— START OF Dataset extract —

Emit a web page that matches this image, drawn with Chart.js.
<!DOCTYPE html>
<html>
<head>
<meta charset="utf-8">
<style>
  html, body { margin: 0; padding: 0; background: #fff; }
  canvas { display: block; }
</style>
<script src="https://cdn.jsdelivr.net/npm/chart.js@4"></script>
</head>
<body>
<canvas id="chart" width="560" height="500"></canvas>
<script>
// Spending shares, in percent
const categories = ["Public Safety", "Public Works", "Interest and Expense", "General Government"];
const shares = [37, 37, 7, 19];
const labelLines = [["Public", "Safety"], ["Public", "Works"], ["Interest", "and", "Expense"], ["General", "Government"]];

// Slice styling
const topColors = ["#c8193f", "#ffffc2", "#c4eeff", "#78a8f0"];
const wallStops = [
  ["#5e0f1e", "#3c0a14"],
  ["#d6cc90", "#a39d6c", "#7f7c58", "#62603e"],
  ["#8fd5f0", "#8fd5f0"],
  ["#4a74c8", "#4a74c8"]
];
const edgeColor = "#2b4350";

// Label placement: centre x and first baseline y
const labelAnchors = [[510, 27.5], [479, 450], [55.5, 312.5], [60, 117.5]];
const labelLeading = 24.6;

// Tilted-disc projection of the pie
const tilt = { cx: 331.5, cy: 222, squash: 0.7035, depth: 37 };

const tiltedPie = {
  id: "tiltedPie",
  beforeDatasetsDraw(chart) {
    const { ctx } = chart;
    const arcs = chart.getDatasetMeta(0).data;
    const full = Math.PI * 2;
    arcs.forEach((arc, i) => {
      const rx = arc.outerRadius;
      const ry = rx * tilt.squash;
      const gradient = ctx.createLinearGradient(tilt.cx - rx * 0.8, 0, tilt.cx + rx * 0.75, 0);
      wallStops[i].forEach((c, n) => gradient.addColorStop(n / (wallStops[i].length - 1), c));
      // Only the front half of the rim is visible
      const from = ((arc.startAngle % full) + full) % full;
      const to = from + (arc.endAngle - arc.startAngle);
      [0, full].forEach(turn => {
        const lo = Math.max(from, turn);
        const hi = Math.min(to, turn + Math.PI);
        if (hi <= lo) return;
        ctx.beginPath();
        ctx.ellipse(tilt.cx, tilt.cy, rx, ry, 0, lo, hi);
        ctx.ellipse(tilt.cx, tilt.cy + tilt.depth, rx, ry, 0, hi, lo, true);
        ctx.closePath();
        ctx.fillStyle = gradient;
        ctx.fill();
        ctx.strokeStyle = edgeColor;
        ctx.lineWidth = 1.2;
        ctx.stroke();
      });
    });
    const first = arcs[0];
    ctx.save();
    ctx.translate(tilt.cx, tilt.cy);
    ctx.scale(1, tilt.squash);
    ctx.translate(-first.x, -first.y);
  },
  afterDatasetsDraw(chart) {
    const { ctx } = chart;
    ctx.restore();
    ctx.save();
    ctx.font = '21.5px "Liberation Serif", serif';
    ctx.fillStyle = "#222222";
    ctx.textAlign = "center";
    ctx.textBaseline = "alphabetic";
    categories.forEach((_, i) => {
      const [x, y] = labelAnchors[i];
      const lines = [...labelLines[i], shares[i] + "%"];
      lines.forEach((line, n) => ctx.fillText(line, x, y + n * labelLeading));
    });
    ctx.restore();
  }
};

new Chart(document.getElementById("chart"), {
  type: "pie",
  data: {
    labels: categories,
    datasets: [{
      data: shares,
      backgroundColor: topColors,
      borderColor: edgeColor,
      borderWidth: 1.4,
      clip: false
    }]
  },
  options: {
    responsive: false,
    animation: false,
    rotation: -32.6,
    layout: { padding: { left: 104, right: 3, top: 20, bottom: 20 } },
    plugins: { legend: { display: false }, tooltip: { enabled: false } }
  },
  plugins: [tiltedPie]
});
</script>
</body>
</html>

— END OF Dataset extract —

■ **Prompt**: Return every line of the material exactly.

■ **Complete answer**:
Emit a web page that matches this image, drawn with Chart.js.
<!DOCTYPE html>
<html>
<head>
<meta charset="utf-8">
<style>
  html, body { margin: 0; padding: 0; background: #fff; }
  canvas { display: block; }
</style>
<script src="https://cdn.jsdelivr.net/npm/chart.js@4"></script>
</head>
<body>
<canvas id="chart" width="560" height="500"></canvas>
<script>
// Spending shares, in percent
const categories = ["Public Safety", "Public Works", "Interest and Expense", "General Government"];
const shares = [37, 37, 7, 19];
const labelLines = [["Public", "Safety"], ["Public", "Works"], ["Interest", "and", "Expense"], ["General", "Government"]];

// Slice styling
const topColors = ["#c8193f", "#ffffc2", "#c4eeff", "#78a8f0"];
const wallStops = [
  ["#5e0f1e", "#3c0a14"],
  ["#d6cc90", "#a39d6c", "#7f7c58", "#62603e"],
  ["#8fd5f0", "#8fd5f0"],
  ["#4a74c8", "#4a74c8"]
];
const edgeColor = "#2b4350";

// Label placement: centre x and first baseline y
const labelAnchors = [[510, 27.5], [479, 450], [55.5, 312.5], [60, 117.5]];
const labelLeading = 24.6;

// Tilted-disc projection of the pie
const tilt = { cx: 331.5, cy: 222, squash: 0.7035, depth: 37 };

const tiltedPie = {
  id: "tiltedPie",
  beforeDatasetsDraw(chart) {
    const { ctx } = chart;
    const arcs = chart.getDatasetMeta(0).data;
    const full = Math.PI * 2;
    arcs.forEach((arc, i) => {
      const rx = arc.outerRadius;
      const ry = rx * tilt.squash;
      const gradient = ctx.createLinearGradient(tilt.cx - rx * 0.8, 0, tilt.cx + rx * 0.75, 0);
      wallStops[i].forEach((c, n) => gradient.addColorStop(n / (wallStops[i].length - 1), c));
      // Only the front half of the rim is visible
      const from = ((arc.startAngle % full) + full) % full;
      const to = from + (arc.endAngle - arc.startAngle);
      [0, full].forEach(turn => {
        const lo = Math.max(from, turn);
        const hi = Math.min(to, turn + Math.PI);
        if (hi <= lo) return;
        ctx.beginPath();
        ctx.ellipse(tilt.cx, tilt.cy, rx, ry, 0, lo, hi);
        ctx.ellipse(tilt.cx, tilt.cy + tilt.depth, rx, ry, 0, hi, lo, true);
        ctx.closePath();
        ctx.fillStyle = gradient;
        ctx.fill();
        ctx.strokeStyle = edgeColor;
        ctx.lineWidth = 1.2;
        ctx.stroke();
      });
    });
    const first = arcs[0];
    ctx.save();
    ctx.translate(tilt.cx, tilt.cy);
    ctx.scale(1, tilt.squash);
    ctx.translate(-first.x, -first.y);
  },
  afterDatasetsDraw(chart) {
    const { ctx } = chart;
    ctx.restore();
    ctx.save();
    ctx.font = '21.5px "Liberation Serif", serif';
    ctx.fillStyle = "#222222";
    ctx.textAlign = "center";
    ctx.textBaseline = "alphabetic";
    categories.forEach((_, i) => {
      const [x, y] = labelAnchors[i];
      const lines = [...labelLines[i], shares[i] + "%"];
      lines.forEach((line, n) => ctx.fillText(line, x, y + n * labelLeading));
    });
    ctx.restore();
  }
};

new Chart(document.getElementById("chart"), {
  type: "pie",
  data: {
    labels: categories,
    datasets: [{
      data: shares,
      backgroundColor: topColors,
      borderColor: edgeColor,
      borderWidth: 1.4,
      clip: false
    }]
  },
  options: {
    responsive: false,
    animation: false,
    rotation: -32.6,
    layout: { padding: { left: 104, right: 3, top: 20, bottom: 20 } },
    plugins: { legend: { display: false }, tooltip: { enabled: false } }
  },
  plugins: [tiltedPie]
});
</script>
</body>
</html>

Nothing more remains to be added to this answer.